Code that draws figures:
__________________________________________________
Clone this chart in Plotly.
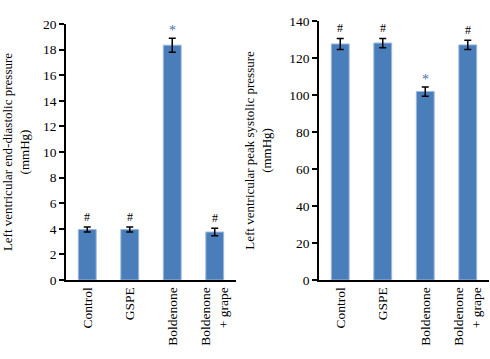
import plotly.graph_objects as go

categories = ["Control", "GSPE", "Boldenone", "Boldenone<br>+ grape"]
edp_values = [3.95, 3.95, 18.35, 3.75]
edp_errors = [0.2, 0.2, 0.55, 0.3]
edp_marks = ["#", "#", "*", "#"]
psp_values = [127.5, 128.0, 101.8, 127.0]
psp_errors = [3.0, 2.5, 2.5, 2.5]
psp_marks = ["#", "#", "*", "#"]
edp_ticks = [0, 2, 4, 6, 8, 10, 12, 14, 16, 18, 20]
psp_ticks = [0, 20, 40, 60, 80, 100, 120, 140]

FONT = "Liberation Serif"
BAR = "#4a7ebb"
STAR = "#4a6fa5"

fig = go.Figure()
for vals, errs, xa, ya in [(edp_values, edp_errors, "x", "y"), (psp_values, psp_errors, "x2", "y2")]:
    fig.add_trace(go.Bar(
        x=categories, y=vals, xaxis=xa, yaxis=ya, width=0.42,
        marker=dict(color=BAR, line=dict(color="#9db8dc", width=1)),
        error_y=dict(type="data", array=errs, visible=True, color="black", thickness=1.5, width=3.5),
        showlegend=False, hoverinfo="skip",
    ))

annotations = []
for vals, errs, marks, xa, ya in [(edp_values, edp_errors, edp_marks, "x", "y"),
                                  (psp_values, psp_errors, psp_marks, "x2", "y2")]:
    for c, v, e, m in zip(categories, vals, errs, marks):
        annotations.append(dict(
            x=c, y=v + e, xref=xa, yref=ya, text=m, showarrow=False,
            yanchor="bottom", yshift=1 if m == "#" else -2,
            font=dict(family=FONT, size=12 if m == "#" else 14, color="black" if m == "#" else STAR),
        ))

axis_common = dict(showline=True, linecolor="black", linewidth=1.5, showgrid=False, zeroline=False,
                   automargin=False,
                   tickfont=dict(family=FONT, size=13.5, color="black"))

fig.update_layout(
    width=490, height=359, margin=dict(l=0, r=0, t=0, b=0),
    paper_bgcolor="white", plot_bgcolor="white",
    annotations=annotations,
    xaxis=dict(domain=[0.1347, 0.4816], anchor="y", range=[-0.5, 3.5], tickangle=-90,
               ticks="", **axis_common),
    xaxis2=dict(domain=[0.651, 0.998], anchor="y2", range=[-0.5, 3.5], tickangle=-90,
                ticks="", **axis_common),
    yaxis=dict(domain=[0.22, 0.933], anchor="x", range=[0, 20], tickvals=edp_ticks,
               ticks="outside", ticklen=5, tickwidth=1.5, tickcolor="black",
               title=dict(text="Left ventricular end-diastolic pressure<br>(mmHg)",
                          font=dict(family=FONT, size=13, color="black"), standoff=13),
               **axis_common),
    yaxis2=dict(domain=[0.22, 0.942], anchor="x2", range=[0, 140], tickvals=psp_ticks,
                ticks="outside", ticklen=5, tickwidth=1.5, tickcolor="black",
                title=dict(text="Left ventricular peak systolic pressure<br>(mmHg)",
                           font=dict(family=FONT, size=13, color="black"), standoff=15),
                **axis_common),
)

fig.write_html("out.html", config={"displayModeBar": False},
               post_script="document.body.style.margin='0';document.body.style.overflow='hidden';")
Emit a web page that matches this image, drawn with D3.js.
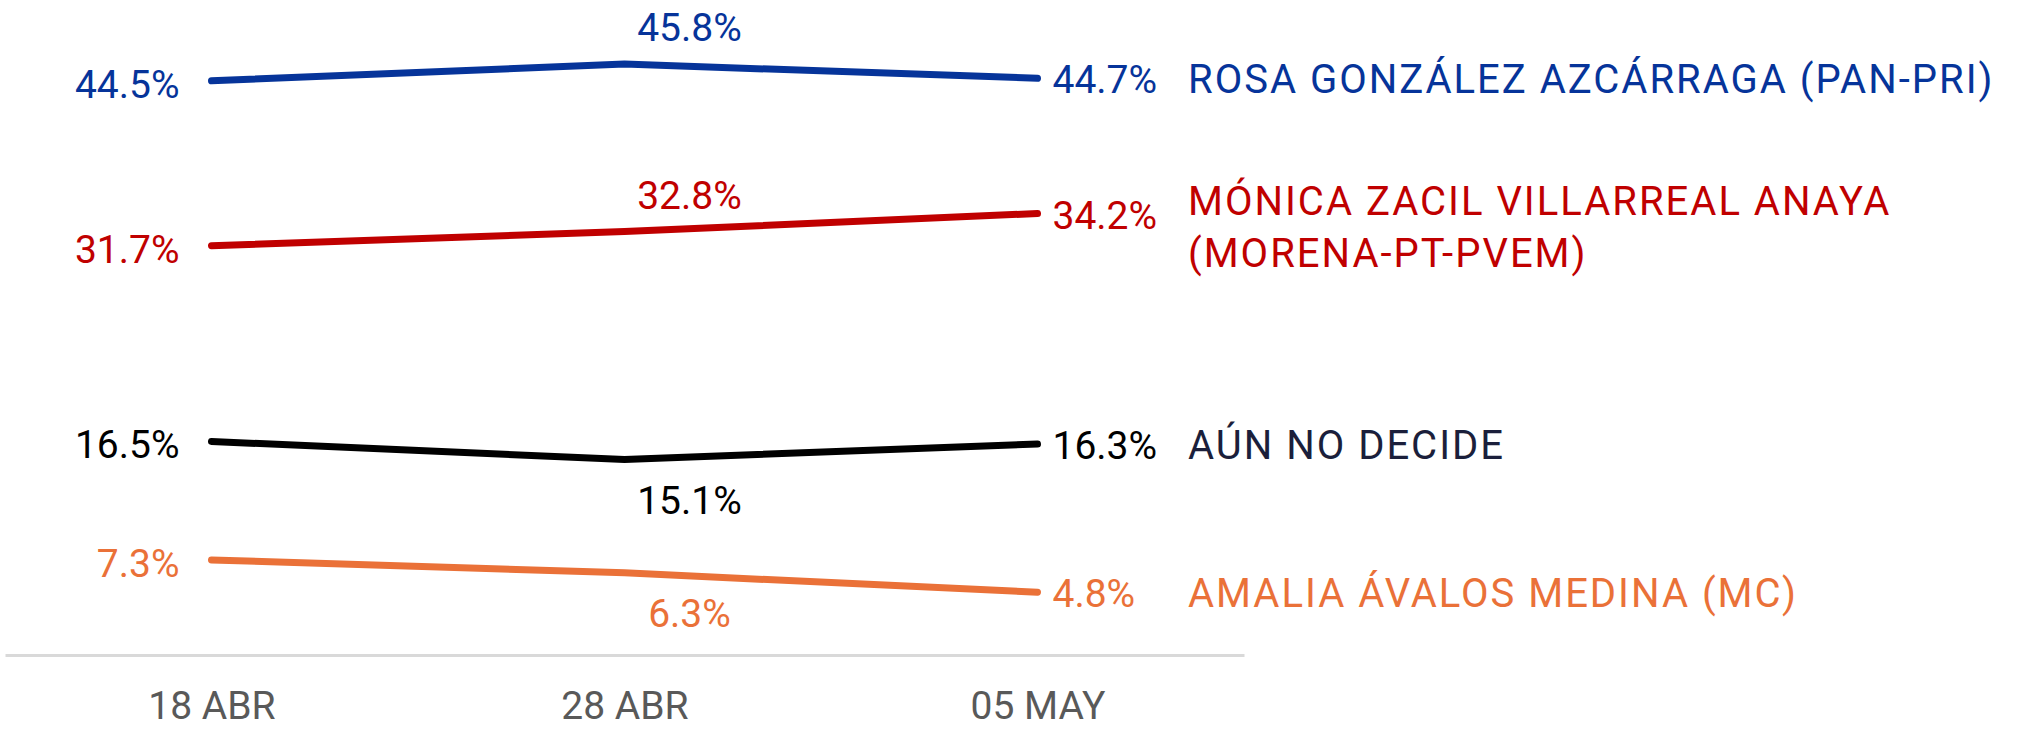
__________________________________________________
The task:
Send back the data above word for word, with the pictures left out.

Expected answer:
Clone this chart in Plotly.
import plotly.graph_objects as go

categories = ["Control", "GSPE", "Boldenone", "Boldenone<br>+ grape"]
edp_values = [3.95, 3.95, 18.35, 3.75]
edp_errors = [0.2, 0.2, 0.55, 0.3]
edp_marks = ["#", "#", "*", "#"]
psp_values = [127.5, 128.0, 101.8, 127.0]
psp_errors = [3.0, 2.5, 2.5, 2.5]
psp_marks = ["#", "#", "*", "#"]
edp_ticks = [0, 2, 4, 6, 8, 10, 12, 14, 16, 18, 20]
psp_ticks = [0, 20, 40, 60, 80, 100, 120, 140]

FONT = "Liberation Serif"
BAR = "#4a7ebb"
STAR = "#4a6fa5"

fig = go.Figure()
for vals, errs, xa, ya in [(edp_values, edp_errors, "x", "y"), (psp_values, psp_errors, "x2", "y2")]:
    fig.add_trace(go.Bar(
        x=categories, y=vals, xaxis=xa, yaxis=ya, width=0.42,
        marker=dict(color=BAR, line=dict(color="#9db8dc", width=1)),
        error_y=dict(type="data", array=errs, visible=True, color="black", thickness=1.5, width=3.5),
        showlegend=False, hoverinfo="skip",
    ))

annotations = []
for vals, errs, marks, xa, ya in [(edp_values, edp_errors, edp_marks, "x", "y"),
                                  (psp_values, psp_errors, psp_marks, "x2", "y2")]:
    for c, v, e, m in zip(categories, vals, errs, marks):
        annotations.append(dict(
            x=c, y=v + e, xref=xa, yref=ya, text=m, showarrow=False,
            yanchor="bottom", yshift=1 if m == "#" else -2,
            font=dict(family=FONT, size=12 if m == "#" else 14, color="black" if m == "#" else STAR),
        ))

axis_common = dict(showline=True, linecolor="black", linewidth=1.5, showgrid=False, zeroline=False,
                   automargin=False,
                   tickfont=dict(family=FONT, size=13.5, color="black"))

fig.update_layout(
    width=490, height=359, margin=dict(l=0, r=0, t=0, b=0),
    paper_bgcolor="white", plot_bgcolor="white",
    annotations=annotations,
    xaxis=dict(domain=[0.1347, 0.4816], anchor="y", range=[-0.5, 3.5], tickangle=-90,
               ticks="", **axis_common),
    xaxis2=dict(domain=[0.651, 0.998], anchor="y2", range=[-0.5, 3.5], tickangle=-90,
                ticks="", **axis_common),
    yaxis=dict(domain=[0.22, 0.933], anchor="x", range=[0, 20], tickvals=edp_ticks,
               ticks="outside", ticklen=5, tickwidth=1.5, tickcolor="black",
               title=dict(text="Left ventricular end-diastolic pressure<br>(mmHg)",
                          font=dict(family=FONT, size=13, color="black"), standoff=13),
               **axis_common),
    yaxis2=dict(domain=[0.22, 0.942], anchor="x2", range=[0, 140], tickvals=psp_ticks,
                ticks="outside", ticklen=5, tickwidth=1.5, tickcolor="black",
                title=dict(text="Left ventricular peak systolic pressure<br>(mmHg)",
                           font=dict(family=FONT, size=13, color="black"), standoff=15),
                **axis_common),
)

fig.write_html("out.html", config={"displayModeBar": False},
               post_script="document.body.style.margin='0';document.body.style.overflow='hidden';")
Emit a web page that matches this image, drawn with D3.js.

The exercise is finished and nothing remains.